**** Source data ****

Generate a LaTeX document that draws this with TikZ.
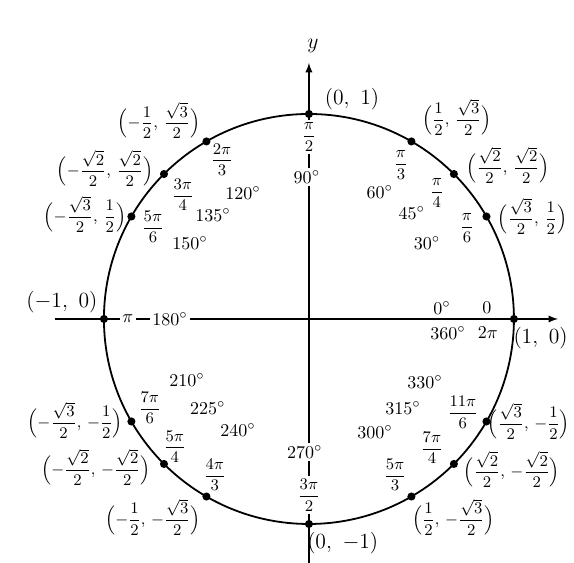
\documentclass[tikz,border=0pt]{standalone}
\usepackage{amsmath}
\newcommand{\pr}[2]{$\Bigl(#1,\,#2\Bigr)$}
\begin{document}
\begin{tikzpicture}[
		x=4cm, y=4cm,
		every node/.style={font=\normalsize},
		dot/.style={circle, fill, inner sep=0pt, minimum size=4.5pt},
		pt/.style={font=\small, inner sep=0.5pt},
		axpt/.style={font=\large, inner sep=0.5pt},
		rad/.style={font=\small, inner sep=1pt},
		deg/.style={inner sep=1pt},
		onaxis/.style={fill=white, inner sep=1.5pt}
	]
	\useasboundingbox (-1.507,-1.190) rectangle (1.293,1.556);
	\coordinate (O) at (0,0);
	\coordinate (xl) at (-1.24,0);
	\coordinate (xr) at (1.215,0);
	\coordinate (yb) at (0,-1.19);
	\coordinate (yt) at (0,1.249);
	% axes and circle
	\draw[line width=0.8pt, -latex] (xl) -- (xr);
	\draw[line width=0.8pt, -latex] (yb) -- (yt);
	\node[font=\large] (ylab) at (0.02,1.332) {$y$};
	\draw[line width=1pt] (O) circle[radius=1];
	\foreach \a in {0,30,45,60,90,120,135,150,180,210,225,240,270,300,315,330}
		\node[dot] (p\a) at (\a:1) {};
	% points
	\node[axpt] (c90)  at (0.210,1.073) {$(0,\ 1)$};
	\node[pt] (c60)  at (0.722,0.985)   {\pr{\dfrac{1}{2}}{\dfrac{\sqrt{3}}{2}}};
	\node[pt] (c45)  at (0.971,0.751)   {\pr{\dfrac{\sqrt{2}}{2}}{\dfrac{\sqrt{2}}{2}}};
	\node[pt] (c30)  at (1.090,0.502)   {\pr{\dfrac{\sqrt{3}}{2}}{\dfrac{1}{2}}};
	\node[axpt] (c0) at (1.130,-0.093) {$(1,\ 0)$};
	\node[pt] (c330) at (1.072,-0.498)  {\pr{\dfrac{\sqrt{3}}{2}}{-\dfrac{1}{2}}};
	\node[pt] (c315) at (0.990,-0.735)  {\pr{\dfrac{\sqrt{2}}{2}}{-\dfrac{\sqrt{2}}{2}}};
	\node[pt] (c300) at (0.705,-0.966)  {\pr{\dfrac{1}{2}}{-\dfrac{\sqrt{3}}{2}}};
	\node[axpt] (c270) at (0.165,-1.093) {$(0,\ -1)$};
	\node[pt] (c240) at (-0.761,-0.966) {\pr{-\dfrac{1}{2}}{-\dfrac{\sqrt{3}}{2}}};
	\node[pt] (c225) at (-1.039,-0.722) {\pr{-\dfrac{\sqrt{2}}{2}}{-\dfrac{\sqrt{2}}{2}}};
	\node[pt] (c210) at (-1.141,-0.493) {\pr{-\dfrac{\sqrt{3}}{2}}{-\dfrac{1}{2}}};
	\node[axpt] (c180) at (-1.205,0.083) {$(-1,\ 0)$};
	\node[pt] (c150) at (-1.093,0.512)  {\pr{-\dfrac{\sqrt{3}}{2}}{\dfrac{1}{2}}};
	\node[pt] (c135) at (-0.995,0.734)  {\pr{-\dfrac{\sqrt{2}}{2}}{\dfrac{\sqrt{2}}{2}}};
	\node[pt] (c120) at (-0.732,0.968)  {\pr{-\dfrac{1}{2}}{\dfrac{\sqrt{3}}{2}}};
	% radians
	\node[rad, onaxis] (r90) at (0,0.888)      {$\dfrac{\pi}{2}$};
	\node[rad] (r60)  at (0.449,0.751)         {$\dfrac{\pi}{3}$};
	\node[rad] (r45)  at (0.624,0.615)         {$\dfrac{\pi}{4}$};
	\node[rad] (r30)  at (0.771,0.444)         {$\dfrac{\pi}{6}$};
	\node[deg] (r0)   at (0.868,0.054)         {$0$};
	\node[deg] (r360) at (0.873,-0.068)        {$2\pi$};
	\node[rad] (r330) at (0.751,-0.454)        {$\dfrac{11\pi}{6}$};
	\node[rad] (r315) at (0.600,-0.629)        {$\dfrac{7\pi}{4}$};
	\node[rad] (r300) at (0.420,-0.761)        {$\dfrac{5\pi}{3}$};
	\node[rad, onaxis] (r270) at (0,-0.859)    {$\dfrac{3\pi}{2}$};
	\node[rad] (r240) at (-0.459,-0.761)       {$\dfrac{4\pi}{3}$};
	\node[rad] (r225) at (-0.654,-0.624)       {$\dfrac{5\pi}{4}$};
	\node[rad] (r210) at (-0.776,-0.434)       {$\dfrac{7\pi}{6}$};
	\node[deg, onaxis] (r180) at (-0.883,0)    {$\pi$};
	\node[rad] (r150) at (-0.761,0.449)        {$\dfrac{5\pi}{6}$};
	\node[rad] (r135) at (-0.615,0.605)        {$\dfrac{3\pi}{4}$};
	\node[rad] (r120) at (-0.424,0.776)        {$\dfrac{2\pi}{3}$};
	% degrees
	\node[deg, onaxis] (d90) at (-0.01,0.693)  {$90^\circ$};
	\node[deg] (d60)  at (0.346,0.620)         {$60^\circ$};
	\node[deg] (d45)  at (0.502,0.517)         {$45^\circ$};
	\node[deg] (d30)  at (0.576,0.371)         {$30^\circ$};
	\node[deg] (d0)   at (0.649,0.054)         {$0^\circ$};
	\node[deg] (d360) at (0.678,-0.068)        {$360^\circ$};
	\node[deg] (d330) at (0.566,-0.307)        {$330^\circ$};
	\node[deg] (d315) at (0.459,-0.434)        {$315^\circ$};
	\node[deg] (d300) at (0.322,-0.551)        {$300^\circ$};
	\node[deg, onaxis] (d270) at (-0.02,-0.649){$270^\circ$};
	\node[deg] (d240) at (-0.346,-0.541)       {$240^\circ$};
	\node[deg] (d225) at (-0.493,-0.434)       {$225^\circ$};
	\node[deg] (d210) at (-0.595,-0.298)       {$210^\circ$};
	\node[deg, onaxis] (d180) at (-0.678,0)    {$180^\circ$};
	\node[deg] (d150) at (-0.580,0.371)        {$150^\circ$};
	\node[deg] (d135) at (-0.468,0.507)        {$135^\circ$};
	\node[deg] (d120) at (-0.322,0.615)        {$120^\circ$};
\end{tikzpicture}
\end{document}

****

Reproduce the full material exactly, excluding the pictures.

**Exercise output**
Generate a LaTeX document that draws this with TikZ.
\documentclass[tikz,border=0pt]{standalone}
\usepackage{amsmath}
\newcommand{\pr}[2]{$\Bigl(#1,\,#2\Bigr)$}
\begin{document}
\begin{tikzpicture}[
		x=4cm, y=4cm,
		every node/.style={font=\normalsize},
		dot/.style={circle, fill, inner sep=0pt, minimum size=4.5pt},
		pt/.style={font=\small, inner sep=0.5pt},
		axpt/.style={font=\large, inner sep=0.5pt},
		rad/.style={font=\small, inner sep=1pt},
		deg/.style={inner sep=1pt},
		onaxis/.style={fill=white, inner sep=1.5pt}
	]
	\useasboundingbox (-1.507,-1.190) rectangle (1.293,1.556);
	\coordinate (O) at (0,0);
	\coordinate (xl) at (-1.24,0);
	\coordinate (xr) at (1.215,0);
	\coordinate (yb) at (0,-1.19);
	\coordinate (yt) at (0,1.249);
	% axes and circle
	\draw[line width=0.8pt, -latex] (xl) -- (xr);
	\draw[line width=0.8pt, -latex] (yb) -- (yt);
	\node[font=\large] (ylab) at (0.02,1.332) {$y$};
	\draw[line width=1pt] (O) circle[radius=1];
	\foreach \a in {0,30,45,60,90,120,135,150,180,210,225,240,270,300,315,330}
		\node[dot] (p\a) at (\a:1) {};
	% points
	\node[axpt] (c90)  at (0.210,1.073) {$(0,\ 1)$};
	\node[pt] (c60)  at (0.722,0.985)   {\pr{\dfrac{1}{2}}{\dfrac{\sqrt{3}}{2}}};
	\node[pt] (c45)  at (0.971,0.751)   {\pr{\dfrac{\sqrt{2}}{2}}{\dfrac{\sqrt{2}}{2}}};
	\node[pt] (c30)  at (1.090,0.502)   {\pr{\dfrac{\sqrt{3}}{2}}{\dfrac{1}{2}}};
	\node[axpt] (c0) at (1.130,-0.093) {$(1,\ 0)$};
	\node[pt] (c330) at (1.072,-0.498)  {\pr{\dfrac{\sqrt{3}}{2}}{-\dfrac{1}{2}}};
	\node[pt] (c315) at (0.990,-0.735)  {\pr{\dfrac{\sqrt{2}}{2}}{-\dfrac{\sqrt{2}}{2}}};
	\node[pt] (c300) at (0.705,-0.966)  {\pr{\dfrac{1}{2}}{-\dfrac{\sqrt{3}}{2}}};
	\node[axpt] (c270) at (0.165,-1.093) {$(0,\ -1)$};
	\node[pt] (c240) at (-0.761,-0.966) {\pr{-\dfrac{1}{2}}{-\dfrac{\sqrt{3}}{2}}};
	\node[pt] (c225) at (-1.039,-0.722) {\pr{-\dfrac{\sqrt{2}}{2}}{-\dfrac{\sqrt{2}}{2}}};
	\node[pt] (c210) at (-1.141,-0.493) {\pr{-\dfrac{\sqrt{3}}{2}}{-\dfrac{1}{2}}};
	\node[axpt] (c180) at (-1.205,0.083) {$(-1,\ 0)$};
	\node[pt] (c150) at (-1.093,0.512)  {\pr{-\dfrac{\sqrt{3}}{2}}{\dfrac{1}{2}}};
	\node[pt] (c135) at (-0.995,0.734)  {\pr{-\dfrac{\sqrt{2}}{2}}{\dfrac{\sqrt{2}}{2}}};
	\node[pt] (c120) at (-0.732,0.968)  {\pr{-\dfrac{1}{2}}{\dfrac{\sqrt{3}}{2}}};
	% radians
	\node[rad, onaxis] (r90) at (0,0.888)      {$\dfrac{\pi}{2}$};
	\node[rad] (r60)  at (0.449,0.751)         {$\dfrac{\pi}{3}$};
	\node[rad] (r45)  at (0.624,0.615)         {$\dfrac{\pi}{4}$};
	\node[rad] (r30)  at (0.771,0.444)         {$\dfrac{\pi}{6}$};
	\node[deg] (r0)   at (0.868,0.054)         {$0$};
	\node[deg] (r360) at (0.873,-0.068)        {$2\pi$};
	\node[rad] (r330) at (0.751,-0.454)        {$\dfrac{11\pi}{6}$};
	\node[rad] (r315) at (0.600,-0.629)        {$\dfrac{7\pi}{4}$};
	\node[rad] (r300) at (0.420,-0.761)        {$\dfrac{5\pi}{3}$};
	\node[rad, onaxis] (r270) at (0,-0.859)    {$\dfrac{3\pi}{2}$};
	\node[rad] (r240) at (-0.459,-0.761)       {$\dfrac{4\pi}{3}$};
	\node[rad] (r225) at (-0.654,-0.624)       {$\dfrac{5\pi}{4}$};
	\node[rad] (r210) at (-0.776,-0.434)       {$\dfrac{7\pi}{6}$};
	\node[deg, onaxis] (r180) at (-0.883,0)    {$\pi$};
	\node[rad] (r150) at (-0.761,0.449)        {$\dfrac{5\pi}{6}$};
	\node[rad] (r135) at (-0.615,0.605)        {$\dfrac{3\pi}{4}$};
	\node[rad] (r120) at (-0.424,0.776)        {$\dfrac{2\pi}{3}$};
	% degrees
	\node[deg, onaxis] (d90) at (-0.01,0.693)  {$90^\circ$};
	\node[deg] (d60)  at (0.346,0.620)         {$60^\circ$};
	\node[deg] (d45)  at (0.502,0.517)         {$45^\circ$};
	\node[deg] (d30)  at (0.576,0.371)         {$30^\circ$};
	\node[deg] (d0)   at (0.649,0.054)         {$0^\circ$};
	\node[deg] (d360) at (0.678,-0.068)        {$360^\circ$};
	\node[deg] (d330) at (0.566,-0.307)        {$330^\circ$};
	\node[deg] (d315) at (0.459,-0.434)        {$315^\circ$};
	\node[deg] (d300) at (0.322,-0.551)        {$300^\circ$};
	\node[deg, onaxis] (d270) at (-0.02,-0.649){$270^\circ$};
	\node[deg] (d240) at (-0.346,-0.541)       {$240^\circ$};
	\node[deg] (d225) at (-0.493,-0.434)       {$225^\circ$};
	\node[deg] (d210) at (-0.595,-0.298)       {$210^\circ$};
	\node[deg, onaxis] (d180) at (-0.678,0)    {$180^\circ$};
	\node[deg] (d150) at (-0.580,0.371)        {$150^\circ$};
	\node[deg] (d135) at (-0.468,0.507)        {$135^\circ$};
	\node[deg] (d120) at (-0.322,0.615)        {$120^\circ$};
\end{tikzpicture}
\end{document}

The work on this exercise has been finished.